Outre-Atlantique, l’heure est à la remise en cause d’une stratégie d’endiguement qui montre subitement ses limites. Jack Lew, le secrétaire au Trésor américain, exhorte le Congrès à changer d’attitude vis-à-vis de la réforme des droits de vote au FMI . Actée en 2010, et donnant plus de poids aux émergents, elle n’a toujours pas été votée à Washington. « Notre crédibilité internationale et notre influence sont menacées », prévient-il. Faute d’avoir su lâcher leur mainmise sur les institutions de Bretton Woods, les Américains –et les Européens par ricochet– risquent de devoir se résoudre à accepter, à brève échéance, le fait qu’elles sont devenues partiellement obsolètes.
CRAINTES SUR LES DERIVES D’UNE GOUVERNANCE A LA CHINOISE
Le 29 juin 2012, la Banque mondiale publiait un communiqué assassin . « Nous disposons de preuves crédibles de l’existence d’un complot de corruption impliquant des fonctionnaires de haut niveau du gouvernement du Bangladesh en rapport avec le projet du pont de la Padma. » Quelques lignes plus loin, l’institution annonçait l’annulation de son crédit de 1,2 milliard de dollars promis aux autorités de Dacca pour mener ce gigantesque projet, d’un coût total de 3 milliards de dollars, permettant pour la première fois de relier le Sud-Ouest du pays aux régions centrales. Suivant la Banque mondiale, la Banque asiatique du développement (ADB) et l’Agence japonaise pour la coopération internationale (JICA) gelaient aussi leurs crédits. Moins d’un an plus tard, deux groupes chinois, China Major Bridge Engineering et SinoHydro Corporation, emportaient le marché de construction du pont de six kilomètres, après avoir promis des travaux plus rapides et une facture totale inférieure de 12 % à ce qu’avancaient les experts des institutions multilatérales.
A Tokyo comme à Manille, au siège d’ADB, la mésaventure de Padma est vue comme un avant-goût de l’entrée en scène dans les prochains mois de la Banque asiatique d’investissement dans les infrastructures (AIIB), lancée par le pouvoir chinois. « Le scénario va rapidement se reproduire.
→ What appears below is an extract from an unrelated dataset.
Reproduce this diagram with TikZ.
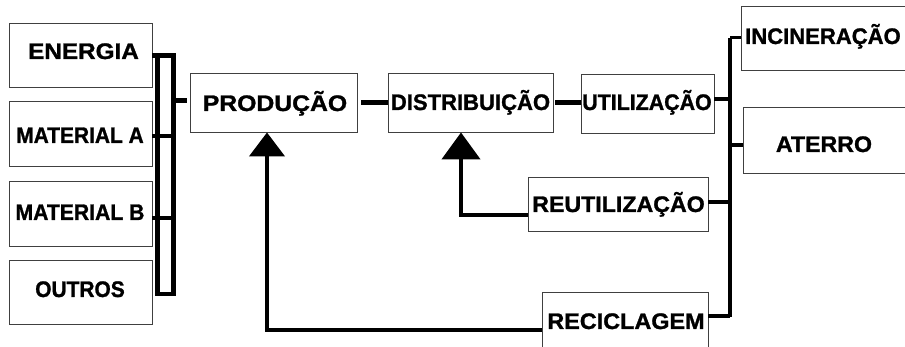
\documentclass[tikz,border=0pt]{standalone}
\usepackage{fontspec}
\setmainfont{Liberation Sans}
\newfontfamily\heavyfont{Liberation Sans Bold}[FakeBold=1.2]
\usepackage{graphicx}
\usetikzlibrary{arrows.meta}
\newcommand{\hsq}[2]{\scalebox{#1}[1]{#2}}
\begin{document}
\begin{tikzpicture}[x=1pt,y=-1pt,
  box/.style={draw=black!75,line width=0.9pt,fill=white,inner sep=0pt},
  lbl/.style={anchor=base,inner sep=0pt,font=\heavyfont\fontsize{22.5}{27}\selectfont},
  conn/.style={line width=4.5pt},
  up/.style={conn,-{Triangle[width=35pt,length=24pt]}}]
\useasboundingbox (0,0) rectangle (905,347);
\clip (0,0) rectangle (905,347);
\fill[white] (0,0) rectangle (905,347);
% boxes
\node[box,minimum width=143pt,minimum height=64pt] (energia) at (80.5,55) {};
\node[box,minimum width=143pt,minimum height=65pt] (matA) at (80.5,133.5) {};
\node[box,minimum width=143pt,minimum height=65pt] (matB) at (80.5,213.5) {};
\node[box,minimum width=143pt,minimum height=64pt] (outros) at (80.5,292) {};
\node[box,minimum width=167pt,minimum height=59pt] (prod) at (273.5,102.5) {};
\node[box,minimum width=165pt,minimum height=59pt] (dist) at (470.5,102.5) {};
\node[box,minimum width=133pt,minimum height=59pt] (util) at (647.5,103.5) {};
\node[box,minimum width=184pt,minimum height=64pt] (incin) at (833,38) {};
\node[box,minimum width=182pt,minimum height=66pt] (aterro) at (834,140) {};
\node[box,minimum width=180pt,minimum height=54pt] (reut) at (618,204) {};
\node[box,minimum width=166pt,minimum height=70pt] (recic) at (625,327) {};
% left bracket
\coordinate (bTL) at (157.5,55.5);
\coordinate (bBR) at (173.5,294);
\draw[conn] (bTL) rectangle (bBR);
\draw[conn] (energia.east |- bTL) -- (bTL);
\draw[conn] (bBR |- 0,100.5) -- ([xshift=-3pt]prod.west |- 0,100.5);
\draw[conn] (matA.east |- 0,136) -- (171,136);
\draw[conn] (matB.east |- 0,218) -- (bBR |- 0,218);
% main chain
\draw[conn,shorten <=4pt] (prod.east) -- (dist.west);
\draw[conn,shorten <=2pt] (dist.east) -- (dist.east -| util.west);
% right bus
\coordinate (busT) at (730,38);
\coordinate (busB) at (730,317);
\draw[line width=4pt] (busT) -- (busB);
\draw[conn] (util.east |- 0,99) -- (busT |- 0,99);
\draw[line width=3pt] (busT) -- (incin.west |- busT);
\draw[line width=3.5pt] (busT |- 0,145) -- (aterro.west |- 0,145);
\draw[conn] (reut.east |- 0,202) -- (busT |- 0,202);
\draw[conn] (recic.east |- 0,316) -- (busT |- 0,316);
% feedback arrows
\coordinate (c1) at (267,330);
\draw[up] (recic.west |- c1) -- (c1) -- (c1 |- prod.south);
\coordinate (c2) at (461,215);
\draw[conn,-{Triangle[width=38pt,length=27pt]}] (reut.west |- c2) -- (c2) -- (c2 |- dist.south);
% labels
\node[lbl] (tEn) at (83.5,59) {\hsq{1.08}{ENERGIA}};
\node[lbl] (tMa) at (80,143) {\hsq{0.93}{MATERIAL A}};
\node[lbl] (tMb) at (80,220) {\hsq{0.94}{MATERIAL B}};
\node[lbl] (tOu) at (80,297) {\hsq{0.93}{OUTROS}};
\node[lbl] (tPr) at (275,111) {\hsq{1.10}{PRODUÇÃO}};
\node[lbl] (tDi) at (470.5,110) {\hsq{0.98}{DISTRIBUIÇÃO}};
\node[lbl] (tUt) at (647,110) {\hsq{0.95}{UTILIZAÇÃO}};
\node[lbl,anchor=base west] (tIn) at (745,44) {\hsq{0.98}{INCINERAÇÃO}};
\node[lbl] (tAt) at (824,152) {\hsq{1.03}{ATERRO}};
\node[lbl] (tRe) at (618.5,212) {\hsq{1.03}{REUTILIZAÇÃO}};
\node[lbl] (tRc) at (626,329) {\hsq{1.04}{RECICLAGEM}};
\end{tikzpicture}
\end{document}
Nous allons perdre nombre de projets, Pékin expliquant aux gouvernements de la région qu’ils n’ont pas besoin de s’embêter avec toutes les mesures de contrôle et de gouvernance d’ADB ou de la Banque mondiale », souffle un cadre de l’institution préférant conserver l’anonymat. « On peut penser qu’ils vont travailler comme ils le font en Afrique et en Amérique latine », s’inquiète Ann Perreras, la « policy officer » de l’organisation NGO Forum on ADB. « Ils n’avancent aucune conditionnalité aux projets d’infrastructures », explique-t-elle.
Sur le modèle de l’ADB, dominée par les Japonais et les Américains
Pour les experts, le modèle économique de la banque chinoise ressemblera étrangement à celui développé à l’origine, dans les années 1970, par l’ADB (Banque asiatique de développement) , lorsque son acronyme était encore détourné pour devenir « Asian Dams and Bridges ». L’institution dominée par les Japonais et les Américains se concentrait alors seulement sur des projets d’infrastructures, où des armées d’ingénieurs et d’économistes des deux nations s’imposaient, souvent avec leurs propres entreprises, dans un territoire pour mener les travaux.
A l’époque, les problèmes de déplacement de population liés au projet, les risques environnementaux, les enjeux de réduction de pauvreté ou de genre étaient laissés à la seule responsabilité du pays recevant l’infrastructure. Mais les abus et notamment les scandales de corruption ont contraint l’ADB à progressivement prendre en charge en interne ces considérations complexes et chronophages. Des études « impact » de plusieurs millions de dollars retardent d’autant chaque chantier. En s’exonérant ou en limitant ces contrôles, la banque chinoise pourra aisément moquer la paralysie et la condescendance de l’ADB, dans tous les pays de la région, où la démocratie reste fragile et les appels d’offres peu transparents.
Les gouvernements européens assurent qu’en entrant au capital d’AIIB, ils pourront peser sur sa gouvernance et empêcher les abus. Un argument jugé terriblement naïf par les membres d’autres organisations qui rappellent la toute puissance à la Banque mondiale ou à l’ADB des Etats, en l’occurrence les Etats-Unis et le Japon, détenant les plus importantes parts du capital de ces institutions.